Park County teachers on strike Monday after negotiations break down

Update: This story has been updated to reflect that Park County teachers are now on strike.

Teachers in the Park County school district are on strike Monday after negotiations with the district failed to yield an agreement.

This is the third teacher strike in Colorado in less than 18 months. This is the latest in a wave of teacher activism that has swept the nation and also has Chicago teachers on the verge of walking off the job.

On Friday afternoon, district and union representatives were exchanging emails to see if any meetings might occur over the weekend, but by Sunday, no meetings had occurred and teachers announced their intention to start picketing at 7 a.m. Monday.

Late Sunday evening, the district announced that classes would be canceled Monday, as would extracurricular and athletic activities.

Doug Freeman, a fourth-grade teacher and member of the union negotiating team, said teachers in the district, which serves roughly 600 students in the high valley of South Park, are sorry that a deal wasn’t reached earlier but feel the strike is necessary.

“Everybody is upset that we’re going to picket,” he said Sunday. “We want to be in the classroom with our students. We understand there is a long-term, bigger issue. It’s going to affect our future and our student’s future. The mood is very positive. We don’t want to do this, but it’s a necessity.”

District and union representatives met Wednesday and Thursday, the first formal talks since Aug. 23. Both sides characterized Wednesday’s meeting, which focused on various aspects of the contract or professional agreement, as productive. On Thursday, union members pushed to return to the question of salaries, which the district does not want to debate. And that’s where things ended.

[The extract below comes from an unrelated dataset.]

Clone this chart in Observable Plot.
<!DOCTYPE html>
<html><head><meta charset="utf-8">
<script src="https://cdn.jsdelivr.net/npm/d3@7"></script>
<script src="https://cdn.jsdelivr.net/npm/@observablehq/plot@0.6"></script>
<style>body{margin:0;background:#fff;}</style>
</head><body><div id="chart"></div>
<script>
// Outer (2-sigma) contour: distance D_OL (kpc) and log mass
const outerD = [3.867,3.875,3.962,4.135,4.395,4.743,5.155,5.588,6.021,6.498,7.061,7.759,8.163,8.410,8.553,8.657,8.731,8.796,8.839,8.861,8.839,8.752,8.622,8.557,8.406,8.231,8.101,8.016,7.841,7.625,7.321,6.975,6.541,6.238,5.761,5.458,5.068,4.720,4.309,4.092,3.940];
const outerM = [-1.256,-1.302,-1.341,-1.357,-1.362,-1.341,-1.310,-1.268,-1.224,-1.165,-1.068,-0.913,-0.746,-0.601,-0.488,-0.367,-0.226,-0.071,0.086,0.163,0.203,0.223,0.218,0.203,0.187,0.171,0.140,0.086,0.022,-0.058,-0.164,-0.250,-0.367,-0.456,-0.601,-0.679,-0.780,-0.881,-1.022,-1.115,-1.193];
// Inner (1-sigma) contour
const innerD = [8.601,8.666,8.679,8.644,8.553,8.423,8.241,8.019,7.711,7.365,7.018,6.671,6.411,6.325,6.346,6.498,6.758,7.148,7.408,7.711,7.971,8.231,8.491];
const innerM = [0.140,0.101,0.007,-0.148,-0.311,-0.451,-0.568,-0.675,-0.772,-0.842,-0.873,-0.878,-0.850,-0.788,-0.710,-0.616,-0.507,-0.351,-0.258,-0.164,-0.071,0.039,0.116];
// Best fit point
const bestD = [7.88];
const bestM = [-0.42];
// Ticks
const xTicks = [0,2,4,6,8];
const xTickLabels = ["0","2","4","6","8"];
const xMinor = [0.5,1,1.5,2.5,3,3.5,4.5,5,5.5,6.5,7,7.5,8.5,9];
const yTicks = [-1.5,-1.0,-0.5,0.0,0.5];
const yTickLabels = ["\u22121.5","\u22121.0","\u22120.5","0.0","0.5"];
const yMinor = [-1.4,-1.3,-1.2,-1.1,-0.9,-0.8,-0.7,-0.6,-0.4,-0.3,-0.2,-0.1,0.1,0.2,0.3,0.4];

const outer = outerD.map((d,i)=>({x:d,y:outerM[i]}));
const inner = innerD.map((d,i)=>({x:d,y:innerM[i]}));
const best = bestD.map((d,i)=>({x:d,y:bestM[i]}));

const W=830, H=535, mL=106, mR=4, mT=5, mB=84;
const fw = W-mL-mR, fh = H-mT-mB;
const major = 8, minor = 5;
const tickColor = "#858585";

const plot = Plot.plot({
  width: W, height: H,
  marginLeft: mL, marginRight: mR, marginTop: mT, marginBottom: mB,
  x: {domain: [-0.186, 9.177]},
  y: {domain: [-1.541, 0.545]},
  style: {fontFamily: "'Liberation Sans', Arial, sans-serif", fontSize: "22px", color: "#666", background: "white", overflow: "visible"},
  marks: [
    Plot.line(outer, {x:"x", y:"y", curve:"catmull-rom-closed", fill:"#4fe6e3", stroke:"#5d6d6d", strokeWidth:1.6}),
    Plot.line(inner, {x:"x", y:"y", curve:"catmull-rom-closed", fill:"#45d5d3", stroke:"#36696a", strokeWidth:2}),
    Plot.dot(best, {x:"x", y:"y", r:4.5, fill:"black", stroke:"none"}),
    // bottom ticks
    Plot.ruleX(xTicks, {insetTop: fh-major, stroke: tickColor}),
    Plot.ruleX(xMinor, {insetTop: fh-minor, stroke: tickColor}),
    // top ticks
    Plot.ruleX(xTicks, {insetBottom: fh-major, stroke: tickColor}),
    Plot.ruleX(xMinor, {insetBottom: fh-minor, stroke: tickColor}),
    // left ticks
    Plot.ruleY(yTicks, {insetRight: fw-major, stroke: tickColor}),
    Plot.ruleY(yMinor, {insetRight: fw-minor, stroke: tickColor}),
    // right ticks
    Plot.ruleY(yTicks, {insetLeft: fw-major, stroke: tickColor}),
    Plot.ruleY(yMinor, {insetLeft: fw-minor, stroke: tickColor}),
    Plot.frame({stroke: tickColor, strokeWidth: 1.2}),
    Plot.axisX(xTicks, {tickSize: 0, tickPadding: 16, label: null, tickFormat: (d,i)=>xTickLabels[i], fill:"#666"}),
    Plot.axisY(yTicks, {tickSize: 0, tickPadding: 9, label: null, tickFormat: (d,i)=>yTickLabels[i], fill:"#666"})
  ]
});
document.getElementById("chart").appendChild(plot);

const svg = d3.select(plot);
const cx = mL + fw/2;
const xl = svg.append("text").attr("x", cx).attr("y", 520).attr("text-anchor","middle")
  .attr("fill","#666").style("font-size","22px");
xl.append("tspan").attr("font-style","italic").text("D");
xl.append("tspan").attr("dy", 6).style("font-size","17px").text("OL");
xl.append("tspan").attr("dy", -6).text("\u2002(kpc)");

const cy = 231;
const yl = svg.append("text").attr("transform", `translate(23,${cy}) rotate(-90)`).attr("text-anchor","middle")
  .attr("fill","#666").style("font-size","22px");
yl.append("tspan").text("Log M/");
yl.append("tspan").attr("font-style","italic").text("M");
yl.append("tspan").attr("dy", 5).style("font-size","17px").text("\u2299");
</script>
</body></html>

The union has worked out an agreement with the local Boys and Girls Club to care for children whose parents don’t want to send them to school during the strike and collected food donations to provide meals. Teachers plan to rotate between the picket line and the Boys and Girls Club. The state teachers union, the Colorado Education Association, is collecting money for a strike fund.

The union received legal clearance to strike from the state Department of Labor and Employment in late September and set an official strike date of Oct. 14 earlier this week.

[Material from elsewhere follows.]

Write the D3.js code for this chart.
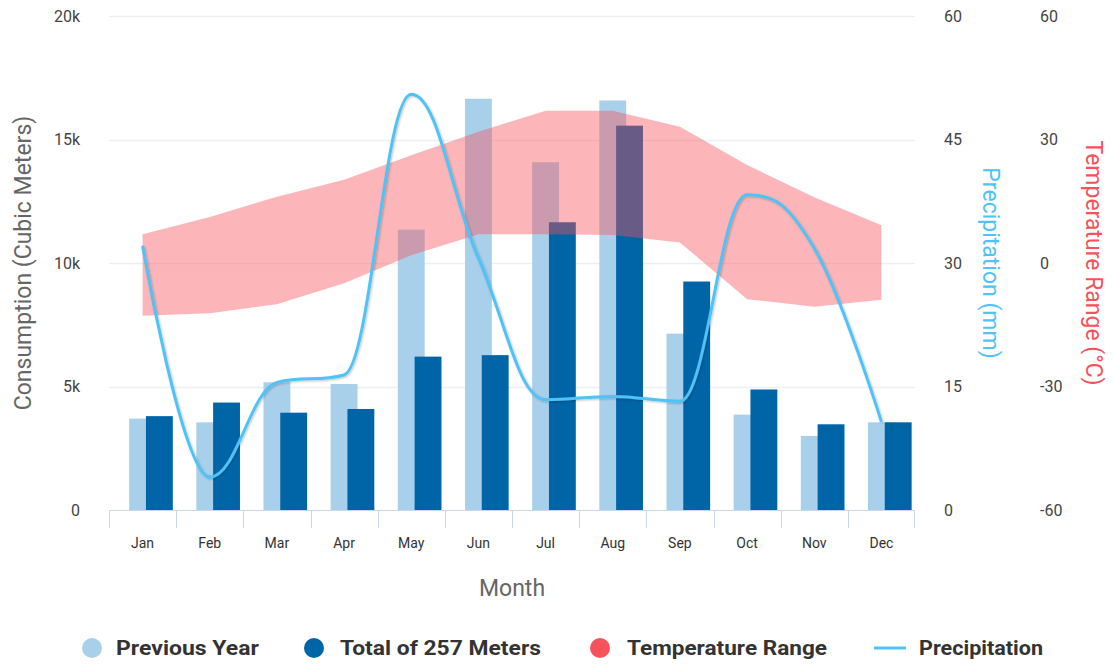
<!DOCTYPE html>
<html><head><meta charset="utf-8">
<script src="https://cdn.jsdelivr.net/npm/d3@7"></script>
<style>
html,body{margin:0;padding:0;background:#fff;}
svg{font-family:Roboto,"Noto Sans",sans-serif;display:block;}
</style></head>
<body><svg id="c" width="1113" height="668"></svg>
<script>
const months = ["Jan","Feb","Mar","Apr","May","Jun","Jul","Aug","Sep","Oct","Nov","Dec"];
const previousYear = [3700,3550,5170,5100,11350,16650,14080,16580,7140,3860,3000,3550];
const totalMeters  = [3800,4350,3940,4090,6210,6270,11650,15560,9250,4880,3470,3550];
const tempLow  = [-12.8,-12.2,-10.0,-4.9,1.9,7.0,7.0,6.8,5.0,-8.8,-10.6,-8.9];
const tempHigh = [7.0,11.2,16.1,20.2,26.2,31.9,37.0,37.0,33.1,23.8,16.0,9.2];
const precipitation = [32.1,4.0,15.5,16.4,50.5,30.6,13.4,13.8,13.2,38.3,31.8,10.7];
const consumptionTicks = [0,5000,10000,15000,20000];
const precipTicks = [0,15,30,45,60];
const tempTicks = [-60,-30,0,30,60];

const svg = d3.select("#c");
const L = 109, R = 915, T = 16, B = 510;
const x = d3.scaleBand().domain(months).range([L,R]).padding(0);
const yC = d3.scaleLinear().domain([0,20000]).range([B,T]);
const yP = d3.scaleLinear().domain([0,60]).range([B,T]);
const yT = d3.scaleLinear().domain([-60,60]).range([B,T]);
const bw = x.bandwidth();
const cx = m => x(m) + bw/2;

const defs = svg.append("defs");
const f = defs.append("filter").attr("id","sh").attr("x","-5%").attr("y","-5%").attr("width","110%").attr("height","110%");
f.append("feDropShadow").attr("dx",1).attr("dy",1).attr("stdDeviation",1.2).attr("flood-color","#000").attr("flood-opacity",0.25);

// gridlines
svg.append("g").selectAll("line").data(consumptionTicks.slice(1)).join("line")
  .attr("x1",L).attr("x2",R).attr("y1",d=>Math.round(yC(d))+0.5).attr("y2",d=>Math.round(yC(d))+0.5)
  .attr("stroke","#eeeff3").attr("stroke-width",1.5);

// bars
const barW = bw*0.4;
svg.append("g").selectAll("rect").data(months).join("rect")
  .attr("x",(m)=>cx(m)-barW/2).attr("width",barW)
  .attr("y",(m,i)=>yC(previousYear[i])).attr("height",(m,i)=>B-yC(previousYear[i]))
  .attr("fill","#a9d0ea");
svg.append("g").selectAll("rect").data(months).join("rect")
  .attr("x",(m)=>cx(m)+bw*0.25-barW/2).attr("width",barW)
  .attr("y",(m,i)=>yC(totalMeters[i])).attr("height",(m,i)=>B-yC(totalMeters[i]))
  .attr("fill","#0065a7");

// temperature area
const area = d3.area().x((d,i)=>cx(months[i])).y0((d,i)=>yT(tempLow[i])).y1((d,i)=>yT(tempHigh[i]));
svg.append("path").datum(months).attr("d",area).attr("fill","#f7525a").attr("fill-opacity",0.42);

// precipitation spline (Highcharts-style)
function splinePath(pts){
  const sm=1.5, den=sm+1;
  const n=pts.length;
  const lc=pts.map(p=>[p[0],p[1]]), rc=pts.map(p=>[p[0],p[1]]);
  for(let i=1;i<n-1;i++){
    const [px,py]=pts[i],[lx,ly]=pts[i-1],[nx,ny]=pts[i+1];
    let lcx=(sm*px+lx)/den, lcy=(sm*py+ly)/den, rcx=(sm*px+nx)/den, rcy=(sm*py+ny)/den;
    let corr=0;
    if(rcx!==lcx) corr=((rcy-lcy)*(rcx-px))/(rcx-lcx)+py-rcy;
    lcy+=corr; rcy+=corr;
    if(lcy>ly&&lcy>py){lcy=Math.max(ly,py);rcy=2*py-lcy;}
    else if(lcy<ly&&lcy<py){lcy=Math.min(ly,py);rcy=2*py-lcy;}
    if(rcy>ny&&rcy>py){rcy=Math.max(ny,py);lcy=2*py-rcy;}
    else if(rcy<ny&&rcy<py){rcy=Math.min(ny,py);lcy=2*py-rcy;}
    lc[i]=[lcx,lcy]; rc[i]=[rcx,rcy];
  }
  const p=d3.path();
  p.moveTo(pts[0][0],pts[0][1]);
  for(let i=1;i<n;i++){
    p.bezierCurveTo(rc[i-1][0],rc[i-1][1],lc[i][0],lc[i][1],pts[i][0],pts[i][1]);
  }
  return p.toString();
}
const pp = months.map((m,i)=>[cx(m), yP(precipitation[i])]);
svg.append("path").attr("d",splinePath(pp)).attr("fill","none")
  .attr("stroke","#4fc3f7").attr("stroke-width",3).attr("filter","url(#sh)");

// x axis
svg.append("line").attr("x1",L).attr("x2",R).attr("y1",B+0.5).attr("y2",B+0.5).attr("stroke","#ccd6eb");
svg.append("g").selectAll("line").data(months.concat(["end"])).join("line")
  .attr("x1",(m,i)=> i<12 ? Math.round(x(m))+0.5 : R-0.5).attr("x2",(m,i)=> i<12 ? Math.round(x(m))+0.5 : R-0.5)
  .attr("y1",B).attr("y2",B+18).attr("stroke","#ccd6eb");
svg.append("g").selectAll("text").data(months).join("text")
  .attr("x",m=>cx(m)).attr("y",548).attr("text-anchor","middle")
  .attr("font-size",14).attr("fill","#333").text(m=>m);
svg.append("text").attr("x",(L+R)/2).attr("y",596).attr("text-anchor","middle")
  .attr("font-size",23).attr("fill","#666").text("Month");

// left axis
svg.append("g").selectAll("text").data(consumptionTicks).join("text")
  .attr("x",80).attr("y",d=>yC(d)).attr("dy","0.35em").attr("text-anchor","end")
  .attr("font-size",16).attr("fill","#444").text(d=>d===0?"0":(d/1000)+"k");
svg.append("text").attr("transform",`translate(31,${(T+B)/2}) rotate(-90)`).attr("text-anchor","middle")
  .attr("font-size",23).attr("fill","#666").text("Consumption (Cubic Meters)");

// precipitation axis
svg.append("g").selectAll("text").data(precipTicks).join("text")
  .attr("x",944).attr("y",d=>yP(d)).attr("dy","0.35em").attr("text-anchor","start")
  .attr("font-size",16).attr("fill","#444").text(d=>d);
svg.append("text").attr("transform",`translate(983,${(T+B)/2}) rotate(90)`).attr("text-anchor","middle")
  .attr("font-size",23).attr("fill","#4fc3f7").text("Precipitation (mm)");

// temperature axis
svg.append("g").selectAll("text").data(tempTicks).join("text")
  .attr("x",1040).attr("y",d=>yT(d)).attr("dy","0.35em").attr("text-anchor","start")
  .attr("font-size",16).attr("fill","#444").text(d=>d);
svg.append("text").attr("transform",`translate(1086,${(T+B)/2}) rotate(90)`).attr("text-anchor","middle")
  .attr("font-size",23).attr("fill","#f7525a").text("Temperature Range (°C)");

// legend
const legend = [
  {name:"Previous Year", type:"dot", color:"#a9d0ea", sx:92, tx:116, w:143},
  {name:"Total of 257 Meters", type:"dot", color:"#0065a7", sx:314, tx:340, w:201},
  {name:"Temperature Range", type:"dot", color:"#f7525a", sx:600, tx:627, w:200},
  {name:"Precipitation", type:"line", color:"#4fc3f7", sx:890, tx:919, w:124}
];
const lg = svg.append("g");
legend.forEach(d=>{
  if(d.type==="dot") lg.append("circle").attr("cx",d.sx).attr("cy",648).attr("r",10).attr("fill",d.color);
  else lg.append("line").attr("x1",d.sx-16).attr("x2",d.sx+16).attr("y1",648).attr("y2",648).attr("stroke",d.color).attr("stroke-width",3);
  lg.append("text").attr("x",d.tx).attr("y",655).attr("font-size",20).attr("font-weight","bold")
    .attr("fill","#333").attr("textLength",d.w).attr("lengthAdjust","spacingAndGlyphs").text(d.name);
});
</script></body></html>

Freeman said the district’s roughly 40 teachers are willing to strike for better salaries, which union members believe is key to retaining educators and ultimately will benefit students.

“This is really not about a raise this year or next year,” he said on Friday. “It’s about making our compensation attractive so that teachers who are here don’t leave for other districts that pay more, and if we have an opening, teachers want to come here.”

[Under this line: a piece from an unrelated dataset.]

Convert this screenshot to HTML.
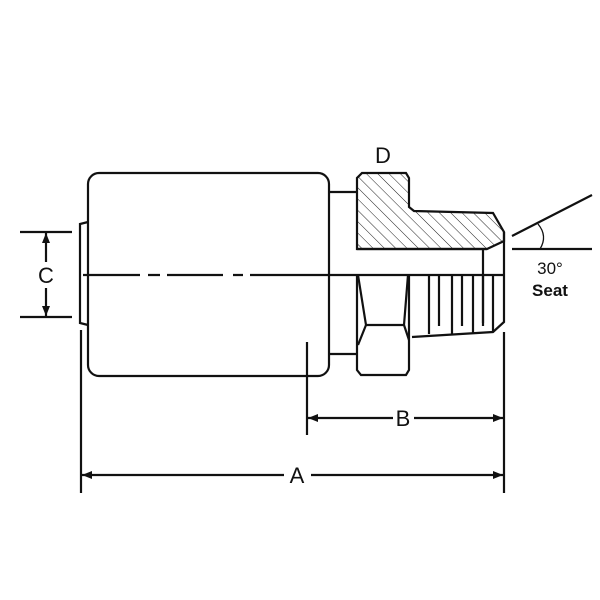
<!DOCTYPE html>
<html><head><style>body{margin:0;background:#fff}svg{display:block}</style></head><body>
<svg width="600" height="600" viewBox="0 0 600 600" xmlns="http://www.w3.org/2000/svg">
<defs>
<pattern id="h" width="8" height="8" patternUnits="userSpaceOnUse" patternTransform="rotate(-45)">
<line x1="0" y1="0" x2="0" y2="8" stroke="#222" stroke-width="1"/>
</pattern>
<marker id="ar" markerWidth="10" markerHeight="8" refX="10" refY="4" orient="auto" markerUnits="userSpaceOnUse">
<path d="M0,0 L10,4 L0,8 z" fill="#111"/>
</marker>
</defs>
<g fill="none" stroke="#111" stroke-width="2.2">
<rect x="88" y="173" width="241" height="203" rx="11"/>
<path d="M88,222 L80,224 L80,323 L88,325"/>
<path d="M329,192 L357,192 M329,354 L357,354"/>
<path d="M357,249 L357,178 L362,173 L406,173 L409,178 L409,207 L414,211 L493,213 L504,232 L504,241 L487,249 Z" fill="url(#h)"/>
<path d="M357,249 L487,249 M483,249 L483,323"/>
<path d="M504,232 L504,322 L493,332 L412,337"/>
<path d="M357,275 L357,370 L361,375 L406,375 L409,370 L409,275"/>
<path d="M358,275 L366,325 L404,325 L408,275 M366,325 L358,345 M404,325 L409,340"/>
<path d="M357,275 L504,275"/>
<path d="M83,275 L140,275 M148,275 L160,275 M167,275 L223,275 M233,275 L243,275 M250,275 L357,275"/>
<path d="M429,275 L429,334 M439,275 L439,326 M452,275 L452,334 M462,275 L462,326 M473,275 L473,333 M483,275 L483,326 M493,275 L493,332"/>
<path d="M20,232 L72,232 M20,317 L72,317"/>
<path d="M46,262 L46,233" marker-end="url(#ar)"/>
<path d="M46,288 L46,316" marker-end="url(#ar)"/>
<path d="M81,330 L81,493 M307,342 L307,435 M504,332 L504,493"/>
<path d="M393,418 L308,418" marker-end="url(#ar)"/>
<path d="M414,418 L503,418" marker-end="url(#ar)"/>
<path d="M284,475 L82,475" marker-end="url(#ar)"/>
<path d="M311,475 L503,475" marker-end="url(#ar)"/>
<path d="M512,249 L592,249 M512,236 L592,195"/>
<path d="M538,224 Q548,236 540,249" stroke-width="1.3"/>
</g>
<g font-family="Liberation Sans, sans-serif" fill="#111" text-anchor="middle">
<text x="46" y="283" font-size="22">C</text>
<text x="383" y="163" font-size="22">D</text>
<text x="403" y="426" font-size="22">B</text>
<text x="297" y="483" font-size="22">A</text>
<text x="550" y="274" font-size="17">30°</text>
<text x="550" y="296" font-size="17" font-weight="bold">Seat</text>
</g>
</svg>
</body></html>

The school board approved raises in May that amount to an average 6.5% increase, but union representatives say those raises aren’t enough to keep the district competitive and did not benefit all teachers equally. The average teacher salary in Park County is a little less than $41,000, on the low end for salaries in the same administrative area and 30% less than salaries in neighboring Summit County, home to affluent ski resort communities.

The previous contract or professional agreement in the Park County Re-2 district, which expired in the summer, had not allowed for collective bargaining over salaries. Changing that has been a top priority for the union, and two sides agreed this week to recognize the South Park Education Association as the sole bargaining unit for its members and laid out a mediation process for discussing salaries in the future.

The district said the sole remaining substantive issue was the length or term of the professional agreement and described the union as walking away from a deal.

“Although the association has been aware for months that the district would not be negotiating salaries prior to the reinstatement of an agreement, the association unilaterally inserted this topic into the agreed-upon dialogue for this week’s meetings and chose to walk away from the productive conversations with the district last night,” district officials said in a press release.

In a press release, union President Taya Mastrobuono described the disagreement like this: “The district team shut down our voice when we wanted to talk about our concerns on how we pay our rent and buy our groceries and gas, just as they have shut down that talk so many times before.”

School board President Kim Bundgaard has said higher raises are not fiscally prudent right now.

Freeman said compensation is a key part of the professional agreement, not a separate item, and teachers would lose important leverage if they don’t deal with both issues at the same time.

“If we do sign the professional agreement — and the district knows this — our South Park Education Association loses the ability to strike,” he said. “And that’s the power we have currently.”

A spokeswoman for the Department of Labor and Employment said officials could not comment on that statement because they haven’t reviewed the agreement because neither party has asked the state to intervene.

In the meantime, the union’s right to strike remains current until this dispute is resolved.